AVAILABLE DATA
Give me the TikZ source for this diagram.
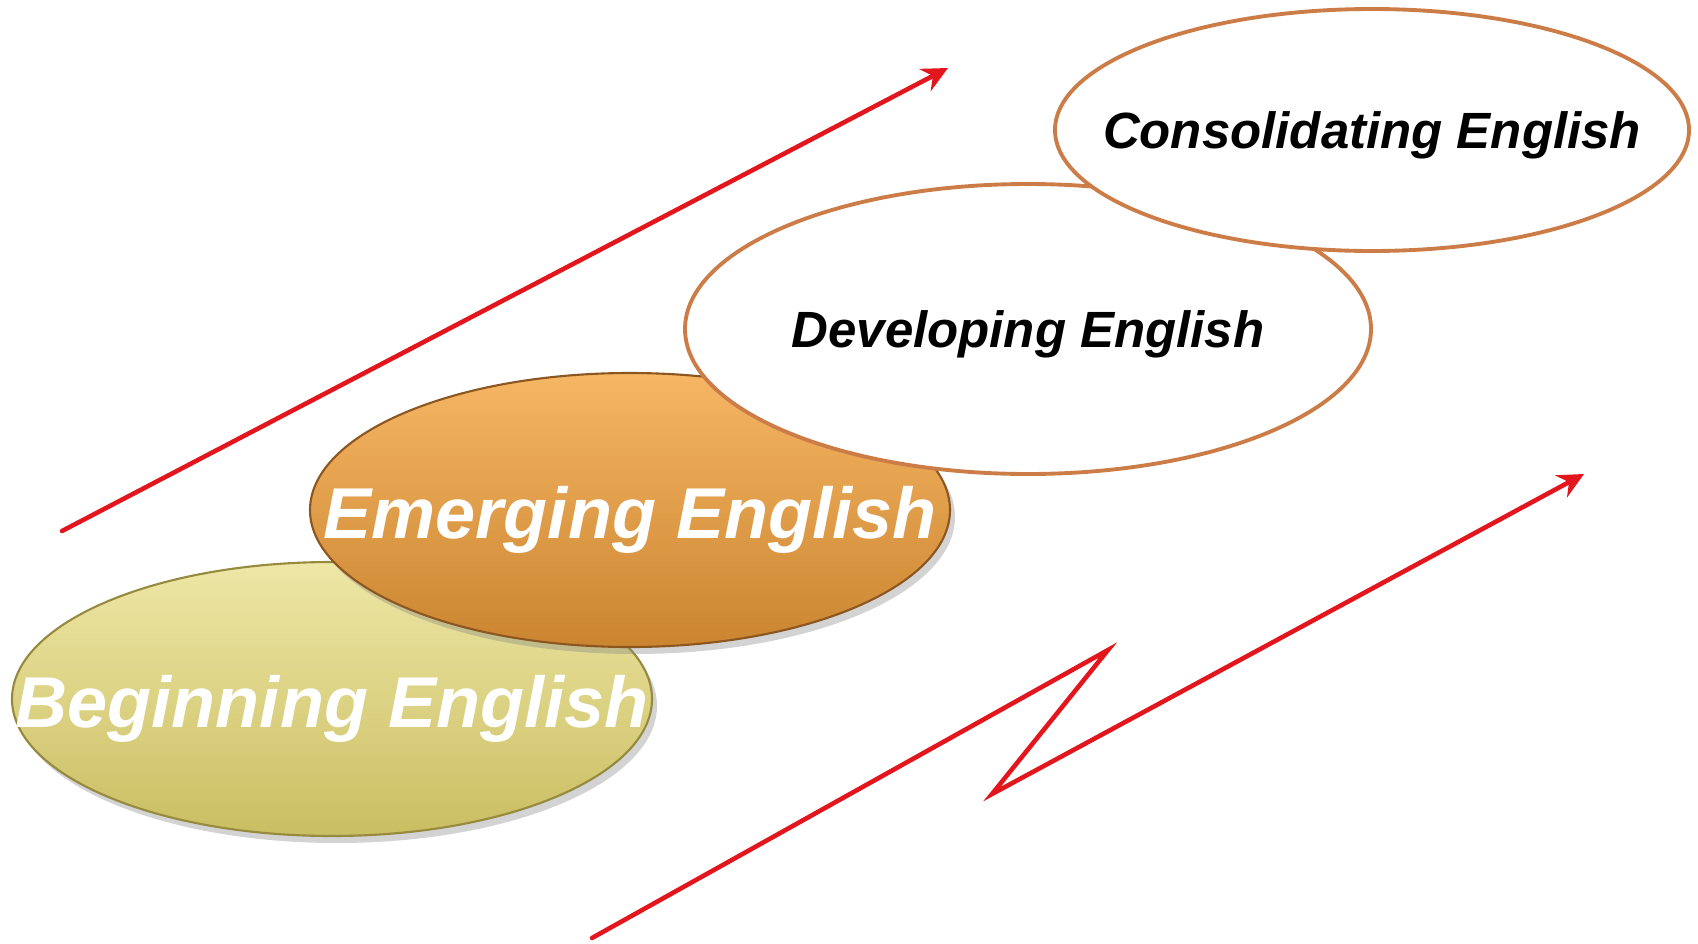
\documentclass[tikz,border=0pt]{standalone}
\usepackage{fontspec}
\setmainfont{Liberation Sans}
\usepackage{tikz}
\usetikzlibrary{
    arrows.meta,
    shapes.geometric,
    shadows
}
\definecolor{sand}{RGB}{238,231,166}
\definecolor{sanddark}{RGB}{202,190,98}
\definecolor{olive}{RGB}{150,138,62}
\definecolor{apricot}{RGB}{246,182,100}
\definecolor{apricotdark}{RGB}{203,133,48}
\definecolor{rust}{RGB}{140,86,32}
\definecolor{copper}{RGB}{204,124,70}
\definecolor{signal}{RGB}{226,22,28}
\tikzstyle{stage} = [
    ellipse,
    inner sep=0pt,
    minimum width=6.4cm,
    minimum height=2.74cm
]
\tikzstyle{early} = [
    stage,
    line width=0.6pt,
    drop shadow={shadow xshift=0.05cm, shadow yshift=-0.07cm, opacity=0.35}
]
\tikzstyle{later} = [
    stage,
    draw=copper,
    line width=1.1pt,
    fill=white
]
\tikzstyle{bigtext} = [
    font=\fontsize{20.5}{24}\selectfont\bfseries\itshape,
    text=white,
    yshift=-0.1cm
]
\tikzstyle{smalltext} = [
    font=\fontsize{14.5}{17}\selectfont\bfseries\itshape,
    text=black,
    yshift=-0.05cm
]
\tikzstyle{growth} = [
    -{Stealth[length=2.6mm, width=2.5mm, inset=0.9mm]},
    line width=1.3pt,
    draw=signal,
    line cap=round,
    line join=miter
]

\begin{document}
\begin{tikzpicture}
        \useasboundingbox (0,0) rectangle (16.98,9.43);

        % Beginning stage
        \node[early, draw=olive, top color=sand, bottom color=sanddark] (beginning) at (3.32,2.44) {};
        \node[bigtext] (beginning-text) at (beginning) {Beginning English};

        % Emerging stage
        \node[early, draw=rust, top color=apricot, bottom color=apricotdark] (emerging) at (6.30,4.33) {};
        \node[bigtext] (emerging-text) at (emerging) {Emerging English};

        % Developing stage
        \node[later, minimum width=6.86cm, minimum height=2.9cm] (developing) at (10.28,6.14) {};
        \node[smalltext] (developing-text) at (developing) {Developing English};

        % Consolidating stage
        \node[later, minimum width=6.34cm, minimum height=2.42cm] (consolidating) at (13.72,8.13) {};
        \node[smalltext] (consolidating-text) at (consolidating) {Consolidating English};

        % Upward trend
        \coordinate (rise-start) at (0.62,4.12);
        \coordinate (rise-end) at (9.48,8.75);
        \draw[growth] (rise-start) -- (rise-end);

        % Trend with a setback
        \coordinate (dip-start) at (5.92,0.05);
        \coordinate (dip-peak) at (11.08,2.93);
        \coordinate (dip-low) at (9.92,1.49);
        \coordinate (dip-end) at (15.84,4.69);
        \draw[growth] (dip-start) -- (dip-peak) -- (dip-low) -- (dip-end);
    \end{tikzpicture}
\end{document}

INSTRUCTIONS TO FOLLOW
Please reproduce the listing exactly from its opening line through the line that contains "(0,0) rectangle (16.98,9.43);", both included, with all pictures omitted.

CORRECT RESULT
Give me the TikZ source for this diagram.
\documentclass[tikz,border=0pt]{standalone}
\usepackage{fontspec}
\setmainfont{Liberation Sans}
\usepackage{tikz}
\usetikzlibrary{
    arrows.meta,
    shapes.geometric,
    shadows
}
\definecolor{sand}{RGB}{238,231,166}
\definecolor{sanddark}{RGB}{202,190,98}
\definecolor{olive}{RGB}{150,138,62}
\definecolor{apricot}{RGB}{246,182,100}
\definecolor{apricotdark}{RGB}{203,133,48}
\definecolor{rust}{RGB}{140,86,32}
\definecolor{copper}{RGB}{204,124,70}
\definecolor{signal}{RGB}{226,22,28}
\tikzstyle{stage} = [
    ellipse,
    inner sep=0pt,
    minimum width=6.4cm,
    minimum height=2.74cm
]
\tikzstyle{early} = [
    stage,
    line width=0.6pt,
    drop shadow={shadow xshift=0.05cm, shadow yshift=-0.07cm, opacity=0.35}
]
\tikzstyle{later} = [
    stage,
    draw=copper,
    line width=1.1pt,
    fill=white
]
\tikzstyle{bigtext} = [
    font=\fontsize{20.5}{24}\selectfont\bfseries\itshape,
    text=white,
    yshift=-0.1cm
]
\tikzstyle{smalltext} = [
    font=\fontsize{14.5}{17}\selectfont\bfseries\itshape,
    text=black,
    yshift=-0.05cm
]
\tikzstyle{growth} = [
    -{Stealth[length=2.6mm, width=2.5mm, inset=0.9mm]},
    line width=1.3pt,
    draw=signal,
    line cap=round,
    line join=miter
]

\begin{document}
\begin{tikzpicture}
        \useasboundingbox (0,0) rectangle (16.98,9.43);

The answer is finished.